Exchange Offer Constitutes “an Offer to . . . Sell any Securities” of Insured Triggering Coverage for “Securities Claims”
The U.S. District Court for the District of New Jersey, applying New Jersey law, has held that a lawsuit brought by a target company’s shareholders against an insured after a failed acquisition that involved a stock exchange offer by the insured constitutes “an offer to . . . sell any securities” of the insured, satisfying the definition of “Securities Claim” required to trigger the company’s D&O coverage. Valeant Pharm. Int’l, Inc. v. AIG Ins. Co. of Canada, 2022 WL 4082415 (D.N.J. Sept. 6, 2022).
The insured, a pharmaceutical company, attempted to acquire another pharmaceutical company (the target). As part of the attempt, the insured made a tender offer to the target’s shareholders including a combination of cash and the insured’s stock in exchange for the target’s stock (the exchange offer). Prior to making the exchange offer, however, the insured contracted with a third party to acquire a stake in the target and vote in favor of acquisition in exchange for, among other things, advance notice of the acquisition, allowing the third party to obtain target stock before the exchange offer. Ultimately, the acquisition failed. A group of the target’s shareholders sued the insured and the third-party, including under the Williams Act amendments to the 1934 Securities Exchange Act, alleging that, if the shareholders had known the exchange offer was forthcoming, they would not have sold their shares at allegedly artificially low prices.

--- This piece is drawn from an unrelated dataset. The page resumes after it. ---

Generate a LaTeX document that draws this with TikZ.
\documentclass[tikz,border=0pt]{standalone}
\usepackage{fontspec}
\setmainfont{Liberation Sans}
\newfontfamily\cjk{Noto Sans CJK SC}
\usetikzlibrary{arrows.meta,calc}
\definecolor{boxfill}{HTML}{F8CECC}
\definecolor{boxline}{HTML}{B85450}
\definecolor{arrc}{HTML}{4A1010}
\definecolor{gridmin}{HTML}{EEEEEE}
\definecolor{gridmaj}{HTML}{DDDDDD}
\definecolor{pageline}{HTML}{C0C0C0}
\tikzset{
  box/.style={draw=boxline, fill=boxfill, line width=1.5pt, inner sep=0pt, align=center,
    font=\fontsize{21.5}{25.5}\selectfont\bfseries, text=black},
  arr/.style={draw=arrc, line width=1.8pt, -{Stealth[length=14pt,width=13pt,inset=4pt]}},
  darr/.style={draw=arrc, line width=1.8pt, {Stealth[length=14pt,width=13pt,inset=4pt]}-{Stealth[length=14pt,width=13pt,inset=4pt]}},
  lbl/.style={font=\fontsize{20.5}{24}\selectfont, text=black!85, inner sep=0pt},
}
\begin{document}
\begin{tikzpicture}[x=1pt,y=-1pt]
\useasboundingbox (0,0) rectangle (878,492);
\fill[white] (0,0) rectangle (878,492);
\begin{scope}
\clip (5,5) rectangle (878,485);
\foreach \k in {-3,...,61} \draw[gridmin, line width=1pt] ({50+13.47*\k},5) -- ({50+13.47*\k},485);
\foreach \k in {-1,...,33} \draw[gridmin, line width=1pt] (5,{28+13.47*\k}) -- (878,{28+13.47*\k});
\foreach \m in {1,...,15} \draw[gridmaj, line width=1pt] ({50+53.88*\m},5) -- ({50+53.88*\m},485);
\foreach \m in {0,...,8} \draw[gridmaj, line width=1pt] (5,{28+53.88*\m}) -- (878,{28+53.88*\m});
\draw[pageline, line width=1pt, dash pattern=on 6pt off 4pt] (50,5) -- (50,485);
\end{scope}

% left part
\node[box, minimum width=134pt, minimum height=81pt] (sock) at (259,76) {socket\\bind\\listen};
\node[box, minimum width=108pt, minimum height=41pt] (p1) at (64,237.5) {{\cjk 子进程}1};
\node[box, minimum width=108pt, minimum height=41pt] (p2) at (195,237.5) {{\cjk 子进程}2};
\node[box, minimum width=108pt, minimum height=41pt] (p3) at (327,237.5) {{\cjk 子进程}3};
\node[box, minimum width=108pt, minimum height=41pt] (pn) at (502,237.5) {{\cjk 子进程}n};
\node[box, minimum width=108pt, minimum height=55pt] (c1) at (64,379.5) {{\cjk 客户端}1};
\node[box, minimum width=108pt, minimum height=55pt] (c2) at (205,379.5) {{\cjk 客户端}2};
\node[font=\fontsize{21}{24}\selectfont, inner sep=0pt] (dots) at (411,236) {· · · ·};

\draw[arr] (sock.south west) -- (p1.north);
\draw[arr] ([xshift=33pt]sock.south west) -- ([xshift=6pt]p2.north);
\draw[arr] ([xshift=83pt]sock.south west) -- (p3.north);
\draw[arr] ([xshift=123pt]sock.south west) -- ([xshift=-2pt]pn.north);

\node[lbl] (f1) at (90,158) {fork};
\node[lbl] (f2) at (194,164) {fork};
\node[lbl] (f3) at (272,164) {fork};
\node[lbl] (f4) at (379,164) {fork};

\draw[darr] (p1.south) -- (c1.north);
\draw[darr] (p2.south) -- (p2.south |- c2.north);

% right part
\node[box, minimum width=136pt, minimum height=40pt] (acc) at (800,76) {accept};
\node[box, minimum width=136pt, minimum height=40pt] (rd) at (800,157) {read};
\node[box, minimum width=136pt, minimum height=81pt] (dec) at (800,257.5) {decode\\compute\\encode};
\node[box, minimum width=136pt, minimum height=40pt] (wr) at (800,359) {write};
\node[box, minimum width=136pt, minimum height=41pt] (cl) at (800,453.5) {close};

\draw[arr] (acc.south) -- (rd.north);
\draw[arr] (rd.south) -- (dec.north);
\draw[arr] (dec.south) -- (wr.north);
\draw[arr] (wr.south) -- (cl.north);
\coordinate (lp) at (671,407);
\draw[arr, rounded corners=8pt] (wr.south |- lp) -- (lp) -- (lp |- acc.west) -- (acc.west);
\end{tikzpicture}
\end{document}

The insured sought coverage for the lawsuit under its directors and officers insurance program, which provided coverage for a “Securities Claim,” defined in relevant part as a “Claim” “alleging a violation of any law, rule or regulation, whether statutory or common law (including but not limited to the purchase or sale or offer or solicitation of an offer to purchase or sell securities), which is: brought by any person or entity alleging, arising out of, based upon or attributable to the purchase or sale or offer or solicitation of an offer to purchase or sell any securities of an Organization[.]” The insurers denied coverage for the lawsuit on the grounds that the lawsuit did not constitute a Securities Claim. The insured sued the insurers.
The court granted the insured judgment on the pleadings, holding that the underlying lawsuit constitutes a Securities Claim. In particular, the court concluded that the underlying lawsuit “alleg[es], aris[es] out of, [is] based upon or [is] attributable to . . . an offer to sell [the insured’s] securities.” The court reasoned that “the violations of law arise from [the insured’s] securities” “because the insurer could reasonably contemplate that [the insured] would use its shares in an exchange offer, and the Williams Act is a natural and probable exchange-offer violation.” With respect to the insurers’ argument that “the securities component of [the insured’s] tender offer is irrelevant to the [target] shareholder’s theory of liability,” the court rejected the notion that “a theory-of-liability test supplants the broad standard New Jersey courts employ for coverage provisions and the terms ‘allege,’ ‘arise out of,’ ‘based upon,’ and ‘attributable to.’” Further, the court concluded that the underlying lawsuit involves “an offer to sell [insured] securities.” The court also rejected the argument that the “exchange offer was really an offer to purchase the [target] securities, not one to sell [the insured’s] shares.” The court reasoned that the exchange offer “involved two components, first the sale of [the insured’s] shares to [target] shareholders and second the purchase of [target] shares,” and the insured “acted thus as both purchaser and seller.”